Her şey 1915 erozyonuyla başladı

Doğa Derneği Başkanı Güven Eken, Anadolu Ermenilerinin, üzerinde yaşadıkları toprakla kurdukları, kökleri binlerce yıl öncesine dayanan yakın ilişkiye dikkat çekerek, “Asırlardır bu topraklarda yaşayan insanlar, bir anda ortadan kaybolunca, onların varlığıyla oluşan bütün zenginlik de kayboldu” dedi.

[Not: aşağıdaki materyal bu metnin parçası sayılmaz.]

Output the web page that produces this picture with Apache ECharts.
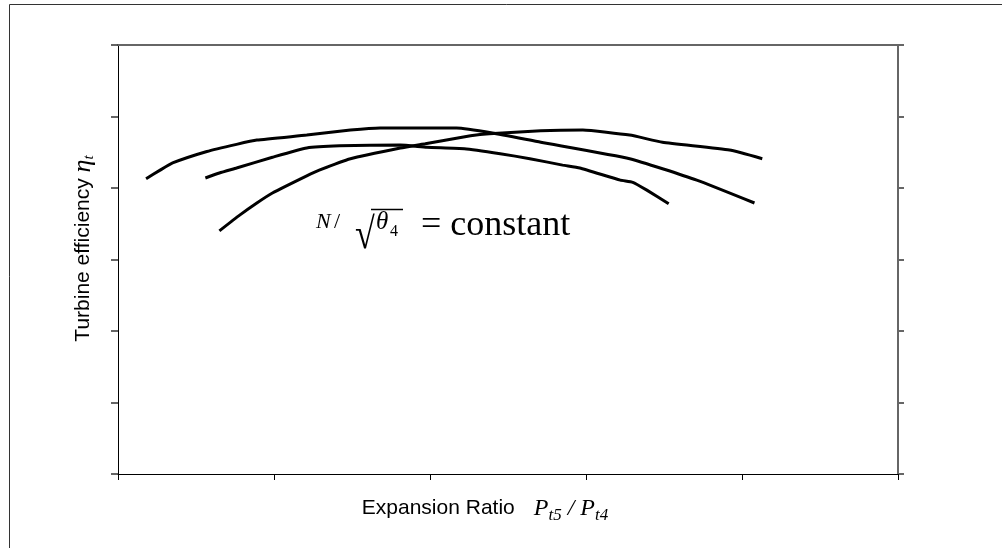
<!DOCTYPE html>
<html>
<head>
<meta charset="utf-8">
<script src="https://cdn.jsdelivr.net/npm/echarts@6/dist/echarts.min.js"></script>
<style>
html,body{margin:0;padding:0;background:#fff;}
#chart{width:1002px;height:548px;}
</style>
</head>
<body>
<div id="chart"></div>
<script>
// Curves of turbine efficiency vs expansion ratio (arbitrary units, no tick labels in source)
const curveHigh = [[0.18,4.13],[0.27,4.25],[0.35,4.35],[0.57,4.51],[0.76,4.61],[0.89,4.67],[1.21,4.74],[1.49,4.81],[1.68,4.84],[2.17,4.84],[2.40,4.77],[2.71,4.64],[3.28,4.41],[3.71,4.11],[4.08,3.79]];
const curveMid = [[0.56,4.14],[0.65,4.21],[0.76,4.28],[0.99,4.43],[1.21,4.56],[1.42,4.59],[1.81,4.60],[1.98,4.57],[2.22,4.55],[2.45,4.48],[2.64,4.41],[2.85,4.32],[2.96,4.28],[3.22,4.11],[3.30,4.08],[3.39,3.97],[3.53,3.78]];
const curveLow = [[0.65,3.40],[0.78,3.62],[0.89,3.79],[0.99,3.93],[1.21,4.17],[1.29,4.25],[1.49,4.41],[1.81,4.56],[1.97,4.62],[2.26,4.73],[2.38,4.76],[2.71,4.80],[2.98,4.81],[3.28,4.74],[3.49,4.64],[3.92,4.53],[4.13,4.41]];
const xRange = {min:0, max:5, interval:1};
const yRange = {min:0, max:6, interval:1};

const chart = echarts.init(document.getElementById('chart'), null, {renderer:'canvas'});
const serif = '"Liberation Serif", "Times New Roman", serif';
const sans = '"Liberation Sans", Arial, sans-serif';
const lineStyle = {color:'#000', width:3};
function mk(data){
  return {type:'line', data:data, showSymbol:false, symbol:'none', smooth:0.15, lineStyle:lineStyle, silent:true, animation:false};
}
chart.setOption({
  animation:false,
  backgroundColor:'#fff',
  grid:{left:118, right:104, top:45, bottom:74, containLabel:false},
  xAxis:[{
    type:'value', position:'bottom', min:xRange.min, max:xRange.max, interval:xRange.interval,
    axisLine:{show:true, onZero:false, lineStyle:{color:'#000', width:1}},
    axisTick:{show:true, inside:false, length:6, lineStyle:{color:'#000', width:1}},
    axisLabel:{show:false}, splitLine:{show:false},
    name:'{a|Expansion Ratio}{g|}{p|P}{s|t5}{p| / P}{s|t4}',
    nameLocation:'middle', nameGap:19,
    nameTextStyle:{padding:[0,46,0,0], rich:{
      a:{fontFamily:sans, fontSize:21, color:'#000'},
      g:{width:19},
      p:{fontFamily:serif, fontStyle:'italic', fontSize:24, color:'#000'},
      s:{fontFamily:serif, fontStyle:'italic', fontSize:17, color:'#000', padding:[14,0,0,0]}
    }}
  },{
    type:'value', position:'top', min:xRange.min, max:xRange.max, interval:xRange.interval,
    axisLine:{show:true, onZero:false, lineStyle:{color:'#666', width:2}},
    axisTick:{show:false}, axisLabel:{show:false}, splitLine:{show:false}
  }],
  yAxis:[{
    type:'value', position:'left', min:yRange.min, max:yRange.max, interval:yRange.interval,
    axisLine:{show:true, onZero:false, lineStyle:{color:'#000', width:1}},
    axisTick:{show:true, inside:false, length:7, lineStyle:{color:'#333', width:1.5}},
    axisLabel:{show:false}, splitLine:{show:false},
    name:'{a|Turbine efficiency }{e|η}{s|t}',
    nameLocation:'middle', nameGap:21,
    nameTextStyle:{padding:[0,0,0,22], rich:{
      a:{fontFamily:sans, fontSize:21, color:'#000'},
      e:{fontFamily:serif, fontStyle:'italic', fontSize:26, color:'#000'},
      s:{fontFamily:serif, fontStyle:'italic', fontSize:15, color:'#000', padding:[12,0,0,0]}
    }}
  },{
    type:'value', position:'right', min:yRange.min, max:yRange.max, interval:yRange.interval,
    axisLine:{show:true, onZero:false, lineStyle:{color:'#666', width:2}},
    axisTick:{show:true, inside:false, length:6, lineStyle:{color:'#666', width:2}},
    axisLabel:{show:false}, splitLine:{show:false}
  }],
  series:[mk(curveHigh), mk(curveMid), mk(curveLow)],
  graphic:[
    {type:'rect', silent:true, z:-10, shape:{x:9.5,y:4.5,width:1200,height:800}, style:{fill:'none', stroke:'#333', lineWidth:1}},
    {type:'text', x:316, y:222, style:{text:'N', fontFamily:serif, fontStyle:'italic', fontSize:22, fill:'#000', align:'left', verticalAlign:'middle'}},
    {type:'text', x:334, y:222, style:{text:'/', fontFamily:serif, fontSize:22, fill:'#000', align:'left', verticalAlign:'middle'}},
    {type:'text', x:355, y:236, scaleY:1.22, style:{text:'√', fontFamily:serif, fontSize:36, fill:'#000', align:'left', verticalAlign:'middle'}},
    {type:'line', shape:{x1:371, y1:209.5, x2:403, y2:209.5}, style:{stroke:'#000', lineWidth:1.5}},
    {type:'text', x:376, y:222.5, style:{text:'θ', fontFamily:serif, fontStyle:'italic', fontSize:25, fill:'#000', align:'left', verticalAlign:'middle'}},
    {type:'text', x:390, y:231.5, style:{text:'4', fontFamily:serif, fontSize:16, fill:'#000', align:'left', verticalAlign:'middle'}},
    {type:'text', x:421, y:225.5, style:{text:'= constant', fontFamily:serif, fontSize:36, fill:'#000', align:'left', verticalAlign:'middle'}}
  ]
});
</script>
</body>
</html>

DOĞA DERNEĞİ BAŞKANI GÜVEN EKEN:

“1915 olaylarının toplumun doğası üzerine etkileri Türkiye’de de, dünyada da yeterince araştırılmadı. 1915’in doğa üzerindeki etkileri ise hemen hemen hiç düşünülmedi.'

 

 

 

 

 

 

 

EMRE ERTANİ 
emreertani@agos.com.tr

Doğa Derneği Başkanı Güven Eken, Radikal gazetesinde 24 Ocak’ta ‘Ermeni erozyonu’ başlıklı yazısında 1915’e siyaset, sosyoloji ve tarih dışında, ilk defa ekolojik bir açıdan yaklaştı. Eken, “1915 olaylarının toplumun doğası üzerine etkileri Türkiye’de de, dünyada da yeterince araştırılmadı. 1915’in doğa üzerindeki etkileri ise hemen hemen hiç düşünülmedi” diye yazdı. Anadolu Ermenilerinin, üzerinde yaşadıkları toprakla kurdukları, kökleri binlerce yıl öncesine dayanan yakın ilişkiye dikkat çeken Güven Eken, 1915’in doğada yarattığı tahribatı Agos’a değerlendirdi.

‘Konuşmanın zamanıdır’

Anadolu’nun bütün illerini ve neredeyse bütün ilçelerini gezdiğini belirten Eken, 1915’te Ermenilerin topraklarından edilmesi ile kırsal alanda çok büyük bir boşluk oluştuğunu anlatıyor. Ermeni Tehciri ile kırsal alanın boşaltılması sonucunda Doğu Anadolu’daki doğayı kullanmayı, toprakları işlemeyi bilen insanların kaybolduğunu, doğanın da bundan zarar gördüğünü ise şu sözlerle dile getiriyor: “Binlerce yıldır bu topraklarda yaşayan insanlar bir anda ortadan kaybolunca, onların varlığıyla oluşan bütün zenginlik de kayboluyor. Bu tip meselelerde tarihe baktığımızda, sadece özne ile ilgileniyoruz. Fakat öznenin ilişkide olduğu bütün varlıkların da yaşamı değişiyor. 1915 olaylarından sonra Doğu Anadolu’da köylerin boşalmasından sonra orada yaşanan değişime dikkat çekmek için Radikal’de yayımlanan yazıyı kaleme aldım. Bu konuyu gündeme getirdim, çünkü konuşulmasını ve tartışılmasını istiyorum. Yıllardır gündeme getirmek istediğim bir konuydu bu.”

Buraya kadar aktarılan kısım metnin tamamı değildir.